● **GIVEN REQUEST**
Transcribe every line from the top down to the line with "-21.9, -21.6, -21.4];", both ends included, but not the pictures.
[START RECORDS FOR THE EXERCISE]
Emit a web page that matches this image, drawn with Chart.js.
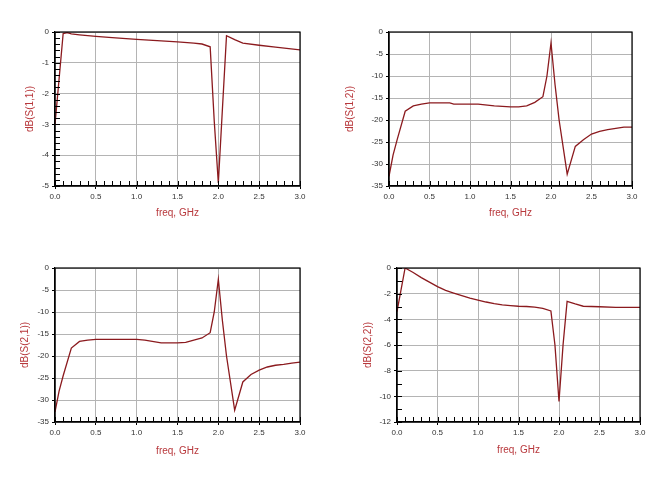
<!DOCTYPE html>
<html>
<head>
<meta charset="utf-8">
<script src="https://cdn.jsdelivr.net/npm/chart.js@4.4.1/dist/chart.umd.min.js"></script>
<style>
  body { margin: 0; background: #fff; }
  #wrap { position: relative; width: 669px; height: 480px; overflow: hidden; }
  .box { position: absolute; }
</style>
</head>
<body>
<div id="wrap">
  <div class="box" style="left:0px;top:20px;width:335px;height:215px"><canvas id="c11"></canvas></div>
  <div class="box" style="left:335px;top:20px;width:334px;height:215px"><canvas id="c12"></canvas></div>
  <div class="box" style="left:0px;top:255px;width:335px;height:215px"><canvas id="c21"></canvas></div>
  <div class="box" style="left:335px;top:255px;width:334px;height:215px"><canvas id="c22"></canvas></div>
</div>
<script>
// frequency points (GHz) and values (dB)
const s11Freq = [0, 0.1, 0.15, 0.2, 0.3, 0.5, 0.7, 1.0, 1.2, 1.5, 1.7, 1.8, 1.9, 1.95, 2.0, 2.05, 2.1, 2.2, 2.3, 2.5, 2.7, 3.0];
const s11Db   = [-3.0, -0.05, -0.02, -0.06, -0.09, -0.14, -0.18, -0.24, -0.27, -0.32, -0.36, -0.39, -0.48, -2.9, -4.9, -2.5, -0.12, -0.25, -0.36, -0.43, -0.49, -0.58];

const s12Freq = [0, 0.05, 0.1, 0.2, 0.3, 0.4, 0.5, 0.75, 0.8, 1.0, 1.1, 1.3, 1.5, 1.6, 1.7, 1.8, 1.9, 1.95, 2.0, 2.05, 2.1, 2.2, 2.3, 2.4, 2.5, 2.6, 2.7, 2.8, 2.9, 3.0];
const s12Db   = [-32.8, -28, -24.5, -18, -16.8, -16.4, -16.1, -16.1, -16.4, -16.4, -16.4, -16.8, -17.0, -17.0, -16.8, -16.0, -14.7, -10, -2.5, -12, -20, -32.3, -26, -24.5, -23.2, -22.6, -22.2, -21.9, -21.6, -21.6];

const s21Freq = [0, 0.05, 0.1, 0.2, 0.3, 0.4, 0.5, 0.75, 1.0, 1.1, 1.3, 1.5, 1.6, 1.7, 1.8, 1.9, 1.95, 2.0, 2.05, 2.1, 2.2, 2.3, 2.4, 2.5, 2.6, 2.7, 2.8, 2.9, 3.0];
const s21Db   = [-32.7, -28, -24.5, -18.2, -16.7, -16.4, -16.2, -16.2, -16.2, -16.4, -17.0, -17.0, -16.9, -16.4, -15.9, -14.7, -10, -2.6, -12, -20, -32.3, -25.9, -24.2, -23.2, -22.5, -22.1, -21.9, -21.6, -21.4];

const s22Freq = [0, 0.1, 0.2, 0.3, 0.4, 0.5, 0.6, 0.7, 0.8, 0.9, 1.0, 1.1, 1.2, 1.3, 1.4, 1.5, 1.6, 1.7, 1.8, 1.9, 1.95, 2.0, 2.05, 2.1, 2.2, 2.3, 2.4, 2.5, 2.7, 3.0];
const s22Db   = [-3.4, 0, -0.35, -0.75, -1.1, -1.45, -1.75, -1.95, -2.15, -2.35, -2.5, -2.65, -2.78, -2.87, -2.93, -2.98, -3.0, -3.05, -3.15, -3.35, -6.0, -10.4, -6.0, -2.6, -2.8, -2.98, -3.0, -3.02, -3.07, -3.07];

const freqTicks = [0, 0.5, 1.0, 1.5, 2.0, 2.5, 3.0];

const lineColor = '#8b1a1e';
const titleColor = '#b8383c';
const gridColor = '#b4b4b4';

// inner minor ticks + closed frame, drawn through the chart's own scales
const frameAndMinor = {
    id: 'frameAndMinor',
    afterDraw(chart, args, opts) {
        const ctx = chart.ctx;
        const a = chart.chartArea;
        const xs = chart.scales.x, ys = chart.scales.y;
        ctx.save();
        ctx.strokeStyle = '#000';
        ctx.lineWidth = 1;
        ctx.beginPath();
        for (let v = xs.min; v <= xs.max + 1e-9; v += opts.xMinor) {
            const px = Math.round(xs.getPixelForValue(v)) + 0.5;
            ctx.moveTo(px, a.bottom);
            ctx.lineTo(px, a.bottom - 5);
        }
        if (opts.yMinor) {
            for (let v = ys.min; v <= ys.max + 1e-9; v += opts.yMinor) {
                const py = Math.round(ys.getPixelForValue(v)) + 0.5;
                ctx.moveTo(a.left, py);
                ctx.lineTo(a.left + 5, py);
            }
        }
        ctx.stroke();
        ctx.lineWidth = 1.2;
        ctx.strokeRect(a.left, a.top, a.right - a.left, a.bottom - a.top);
        ctx.restore();
    }
};

function makeChart(id, freq, db, label, yMin, yStep, yMinor, box) {
    const pts = freq.map((f, i) => ({ x: f, y: db[i] }));
    return new Chart(document.getElementById(id), {
        type: 'line',
        data: {
            datasets: [{
                data: pts,
                borderColor: lineColor,
                borderWidth: 1.3,
                pointRadius: 0,
                tension: 0,
                fill: false
            }]
        },
        options: {
            responsive: true,
            maintainAspectRatio: false,
            animation: false,
            events: [],
            layout: { padding: { top: box.top, right: box.right, left: 0, bottom: 0 } },
            plugins: {
                legend: { display: false },
                tooltip: { enabled: false },
                frameAndMinor: { xMinor: 0.1, yMinor: yMinor }
            },
            scales: {
                x: {
                    type: 'linear',
                    min: 0, max: 3,
                    afterBuildTicks: s => { s.ticks = freqTicks.map(v => ({ value: v })); },
                    afterFit: s => { s.height = box.xh; },
                    grid: { color: gridColor, tickColor: '#000', tickLength: 3, drawTicks: true },
                    border: { display: true, color: '#000', width: 1.2 },
                    ticks: {
                        color: '#333', font: { family: 'Arial, "Liberation Sans"', size: 8 },
                        padding: 3, maxRotation: 0,
                        callback: v => v.toFixed(1)
                    },
                    title: {
                        display: true, text: 'freq, GHz', color: titleColor,
                        font: { family: 'Arial, "Liberation Sans"', size: 10 },
                        padding: { top: 0, bottom: box.xtPad }
                    }
                },
                y: {
                    type: 'linear',
                    min: yMin, max: 0,
                    ticks: {
                        stepSize: yStep,
                        color: '#333', font: { family: 'Arial, "Liberation Sans"', size: 8 },
                        padding: 3
                    },
                    afterFit: s => { s.width = box.left; },
                    grid: { color: gridColor, tickColor: '#000', tickLength: 3 },
                    border: { display: true, color: '#000', width: 1.2 },
                    title: {
                        display: true, text: label, color: titleColor,
                        font: { family: 'Arial, "Liberation Sans"', size: 10 },
                        padding: { top: box.ytPad, bottom: 0 }
                    }
                }
            }
        },
        plugins: [frameAndMinor]
    });
}

makeChart('c11', s11Freq, s11Db, 'dB(S(1,1))', -5, 1, 0.2,
    { left: 55, top: 12, right: 35, xh: 49, xtPad: 16, ytPad: 24 });
makeChart('c12', s12Freq, s12Db, 'dB(S(1,2))', -35, 5, 0,
    { left: 54, top: 12, right: 37, xh: 49, xtPad: 16, ytPad: 9 });
makeChart('c21', s21Freq, s21Db, 'dB(S(2,1))', -35, 5, 0,
    { left: 55, top: 13, right: 35, xh: 48, xtPad: 13, ytPad: 19 });
makeChart('c22', s22Freq, s22Db, 'dB(S(2,2))', -12, 2, 1,
    { left: 62, top: 13, right: 29, xh: 48, xtPad: 14, ytPad: 27 });
</script>
</body>
</html>
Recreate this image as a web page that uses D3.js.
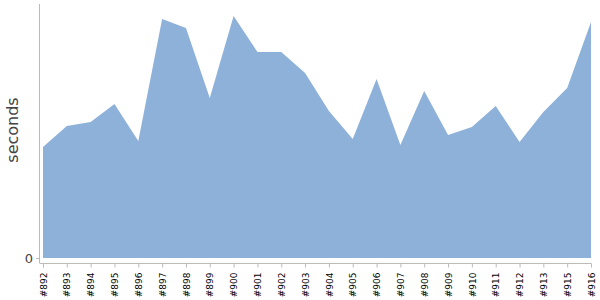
[END RECORDS FOR THE EXERCISE]
● **FULL OUTPUT**
Emit a web page that matches this image, drawn with Chart.js.
<!DOCTYPE html>
<html>
<head>
<meta charset="utf-8">
<script src="https://cdn.jsdelivr.net/npm/chart.js@4.4.1/dist/chart.umd.min.js"></script>
<style>
  body { margin: 0; background: #fff; }
  #wrap { position: relative; width: 669px; height: 480px; overflow: hidden; }
  .box { position: absolute; }
</style>
</head>
<body>
<div id="wrap">
  <div class="box" style="left:0px;top:20px;width:335px;height:215px"><canvas id="c11"></canvas></div>
  <div class="box" style="left:335px;top:20px;width:334px;height:215px"><canvas id="c12"></canvas></div>
  <div class="box" style="left:0px;top:255px;width:335px;height:215px"><canvas id="c21"></canvas></div>
  <div class="box" style="left:335px;top:255px;width:334px;height:215px"><canvas id="c22"></canvas></div>
</div>
<script>
// frequency points (GHz) and values (dB)
const s11Freq = [0, 0.1, 0.15, 0.2, 0.3, 0.5, 0.7, 1.0, 1.2, 1.5, 1.7, 1.8, 1.9, 1.95, 2.0, 2.05, 2.1, 2.2, 2.3, 2.5, 2.7, 3.0];
const s11Db   = [-3.0, -0.05, -0.02, -0.06, -0.09, -0.14, -0.18, -0.24, -0.27, -0.32, -0.36, -0.39, -0.48, -2.9, -4.9, -2.5, -0.12, -0.25, -0.36, -0.43, -0.49, -0.58];

const s12Freq = [0, 0.05, 0.1, 0.2, 0.3, 0.4, 0.5, 0.75, 0.8, 1.0, 1.1, 1.3, 1.5, 1.6, 1.7, 1.8, 1.9, 1.95, 2.0, 2.05, 2.1, 2.2, 2.3, 2.4, 2.5, 2.6, 2.7, 2.8, 2.9, 3.0];
const s12Db   = [-32.8, -28, -24.5, -18, -16.8, -16.4, -16.1, -16.1, -16.4, -16.4, -16.4, -16.8, -17.0, -17.0, -16.8, -16.0, -14.7, -10, -2.5, -12, -20, -32.3, -26, -24.5, -23.2, -22.6, -22.2, -21.9, -21.6, -21.6];

const s21Freq = [0, 0.05, 0.1, 0.2, 0.3, 0.4, 0.5, 0.75, 1.0, 1.1, 1.3, 1.5, 1.6, 1.7, 1.8, 1.9, 1.95, 2.0, 2.05, 2.1, 2.2, 2.3, 2.4, 2.5, 2.6, 2.7, 2.8, 2.9, 3.0];
const s21Db   = [-32.7, -28, -24.5, -18.2, -16.7, -16.4, -16.2, -16.2, -16.2, -16.4, -17.0, -17.0, -16.9, -16.4, -15.9, -14.7, -10, -2.6, -12, -20, -32.3, -25.9, -24.2, -23.2, -22.5, -22.1, -21.9, -21.6, -21.4];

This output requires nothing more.